━━━━━ DATA FOR PROCESSING ━━━━━

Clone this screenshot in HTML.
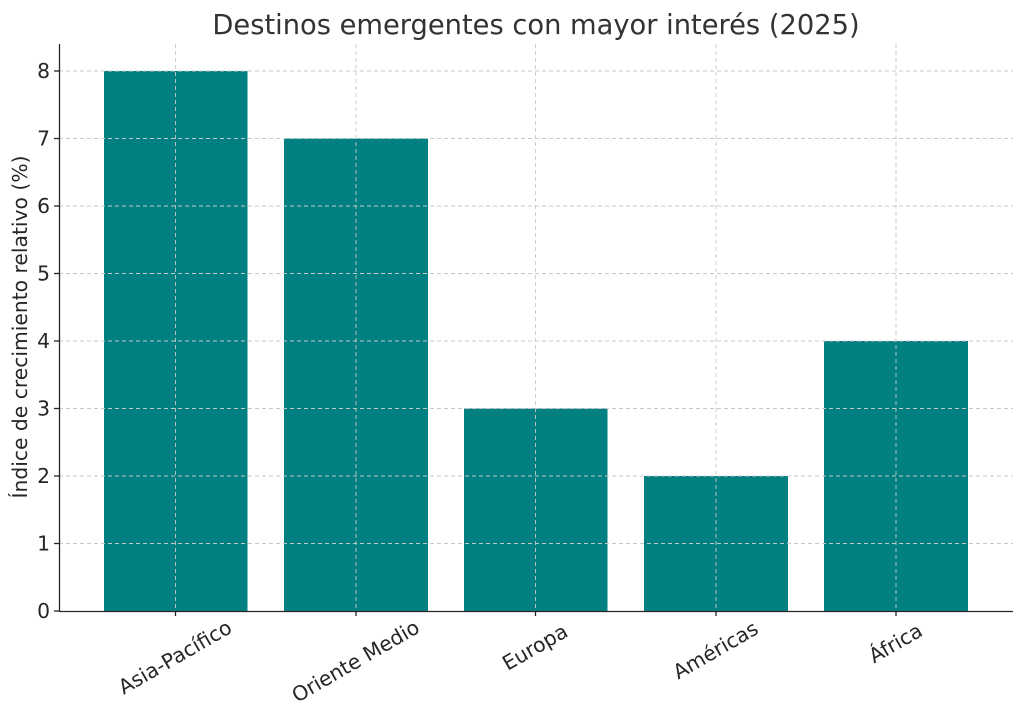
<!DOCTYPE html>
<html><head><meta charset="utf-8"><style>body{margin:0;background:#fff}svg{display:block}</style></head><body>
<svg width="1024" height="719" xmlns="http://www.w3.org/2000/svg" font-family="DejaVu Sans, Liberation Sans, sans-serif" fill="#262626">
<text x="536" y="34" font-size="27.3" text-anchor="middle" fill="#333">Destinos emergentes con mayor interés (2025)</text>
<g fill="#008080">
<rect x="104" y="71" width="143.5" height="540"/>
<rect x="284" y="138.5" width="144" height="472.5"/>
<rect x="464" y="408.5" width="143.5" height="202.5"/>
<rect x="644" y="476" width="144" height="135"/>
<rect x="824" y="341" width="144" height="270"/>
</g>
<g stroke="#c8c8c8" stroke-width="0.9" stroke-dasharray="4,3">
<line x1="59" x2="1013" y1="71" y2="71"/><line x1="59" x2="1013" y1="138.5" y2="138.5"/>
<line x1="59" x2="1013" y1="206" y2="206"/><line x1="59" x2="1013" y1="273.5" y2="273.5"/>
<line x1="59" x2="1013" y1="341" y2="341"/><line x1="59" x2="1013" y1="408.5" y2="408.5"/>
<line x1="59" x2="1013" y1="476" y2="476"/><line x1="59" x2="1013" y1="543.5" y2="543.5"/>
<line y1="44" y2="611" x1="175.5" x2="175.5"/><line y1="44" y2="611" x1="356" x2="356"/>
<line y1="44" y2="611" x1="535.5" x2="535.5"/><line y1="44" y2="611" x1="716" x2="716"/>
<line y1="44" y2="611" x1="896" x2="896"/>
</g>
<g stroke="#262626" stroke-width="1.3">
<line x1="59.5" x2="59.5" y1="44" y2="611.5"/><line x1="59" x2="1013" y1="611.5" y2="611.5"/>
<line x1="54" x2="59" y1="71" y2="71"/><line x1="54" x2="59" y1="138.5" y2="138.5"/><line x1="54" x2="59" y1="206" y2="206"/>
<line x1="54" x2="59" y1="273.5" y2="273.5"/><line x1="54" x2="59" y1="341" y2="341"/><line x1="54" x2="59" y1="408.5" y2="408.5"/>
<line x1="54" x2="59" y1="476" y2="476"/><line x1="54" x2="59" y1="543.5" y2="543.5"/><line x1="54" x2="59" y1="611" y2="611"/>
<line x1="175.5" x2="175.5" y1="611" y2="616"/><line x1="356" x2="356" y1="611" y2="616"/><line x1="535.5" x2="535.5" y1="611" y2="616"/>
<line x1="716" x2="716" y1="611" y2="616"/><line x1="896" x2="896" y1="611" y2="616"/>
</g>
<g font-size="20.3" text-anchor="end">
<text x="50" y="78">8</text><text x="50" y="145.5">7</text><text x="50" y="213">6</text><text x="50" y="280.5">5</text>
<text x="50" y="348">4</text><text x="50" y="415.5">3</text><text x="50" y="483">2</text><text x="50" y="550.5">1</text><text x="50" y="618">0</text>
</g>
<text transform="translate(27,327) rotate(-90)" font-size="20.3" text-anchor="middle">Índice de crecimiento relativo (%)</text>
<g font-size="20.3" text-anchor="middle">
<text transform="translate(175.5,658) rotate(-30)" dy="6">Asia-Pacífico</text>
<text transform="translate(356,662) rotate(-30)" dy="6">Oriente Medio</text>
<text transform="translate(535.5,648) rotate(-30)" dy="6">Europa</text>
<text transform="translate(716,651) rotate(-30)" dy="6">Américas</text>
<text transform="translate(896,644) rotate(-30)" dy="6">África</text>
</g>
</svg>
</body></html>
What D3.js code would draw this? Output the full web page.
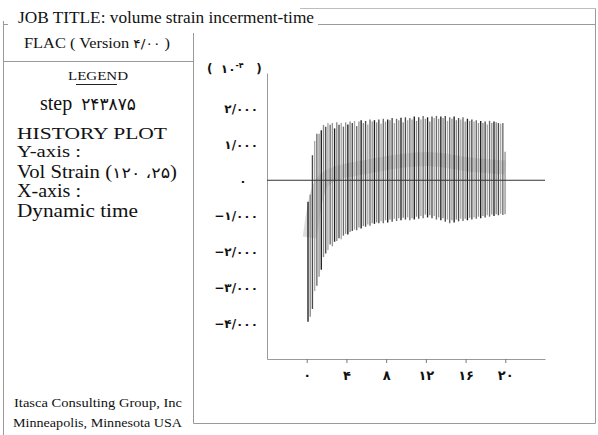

━━━━━

* [TASK PROMPT] Every line of the data should be copied as it stands, without the images.

* [RESULT OF THIS TASK]
Clone this screenshot in HTML.
<!DOCTYPE html>
<html><head><meta charset="utf-8"><style>body{margin:0;background:#fff}svg{display:block}</style></head><body>
<svg width="1024" height="719" xmlns="http://www.w3.org/2000/svg" font-family="DejaVu Sans, Liberation Sans, sans-serif" fill="#262626">
<text x="536" y="34" font-size="27.3" text-anchor="middle" fill="#333">Destinos emergentes con mayor interés (2025)</text>
<g fill="#008080">
<rect x="104" y="71" width="143.5" height="540"/>
<rect x="284" y="138.5" width="144" height="472.5"/>
<rect x="464" y="408.5" width="143.5" height="202.5"/>
<rect x="644" y="476" width="144" height="135"/>
<rect x="824" y="341" width="144" height="270"/>
</g>
<g stroke="#c8c8c8" stroke-width="0.9" stroke-dasharray="4,3">
<line x1="59" x2="1013" y1="71" y2="71"/><line x1="59" x2="1013" y1="138.5" y2="138.5"/>
<line x1="59" x2="1013" y1="206" y2="206"/><line x1="59" x2="1013" y1="273.5" y2="273.5"/>
<line x1="59" x2="1013" y1="341" y2="341"/><line x1="59" x2="1013" y1="408.5" y2="408.5"/>
<line x1="59" x2="1013" y1="476" y2="476"/><line x1="59" x2="1013" y1="543.5" y2="543.5"/>
<line y1="44" y2="611" x1="175.5" x2="175.5"/><line y1="44" y2="611" x1="356" x2="356"/>
<line y1="44" y2="611" x1="535.5" x2="535.5"/><line y1="44" y2="611" x1="716" x2="716"/>
<line y1="44" y2="611" x1="896" x2="896"/>
</g>
<g stroke="#262626" stroke-width="1.3">
<line x1="59.5" x2="59.5" y1="44" y2="611.5"/><line x1="59" x2="1013" y1="611.5" y2="611.5"/>
<line x1="54" x2="59" y1="71" y2="71"/><line x1="54" x2="59" y1="138.5" y2="138.5"/><line x1="54" x2="59" y1="206" y2="206"/>
<line x1="54" x2="59" y1="273.5" y2="273.5"/><line x1="54" x2="59" y1="341" y2="341"/><line x1="54" x2="59" y1="408.5" y2="408.5"/>
<line x1="54" x2="59" y1="476" y2="476"/><line x1="54" x2="59" y1="543.5" y2="543.5"/><line x1="54" x2="59" y1="611" y2="611"/>
<line x1="175.5" x2="175.5" y1="611" y2="616"/><line x1="356" x2="356" y1="611" y2="616"/><line x1="535.5" x2="535.5" y1="611" y2="616"/>
<line x1="716" x2="716" y1="611" y2="616"/><line x1="896" x2="896" y1="611" y2="616"/>
</g>
<g font-size="20.3" text-anchor="end">
<text x="50" y="78">8</text><text x="50" y="145.5">7</text><text x="50" y="213">6</text><text x="50" y="280.5">5</text>
<text x="50" y="348">4</text><text x="50" y="415.5">3</text><text x="50" y="483">2</text><text x="50" y="550.5">1</text><text x="50" y="618">0</text>
</g>
<text transform="translate(27,327) rotate(-90)" font-size="20.3" text-anchor="middle">Índice de crecimiento relativo (%)</text>
<g font-size="20.3" text-anchor="middle">
<text transform="translate(175.5,658) rotate(-30)" dy="6">Asia-Pacífico</text>
<text transform="translate(356,662) rotate(-30)" dy="6">Oriente Medio</text>
<text transform="translate(535.5,648) rotate(-30)" dy="6">Europa</text>
<text transform="translate(716,651) rotate(-30)" dy="6">Américas</text>
<text transform="translate(896,644) rotate(-30)" dy="6">África</text>
</g>
</svg>
</body></html>
What D3.js code would draw this? Output the full web page.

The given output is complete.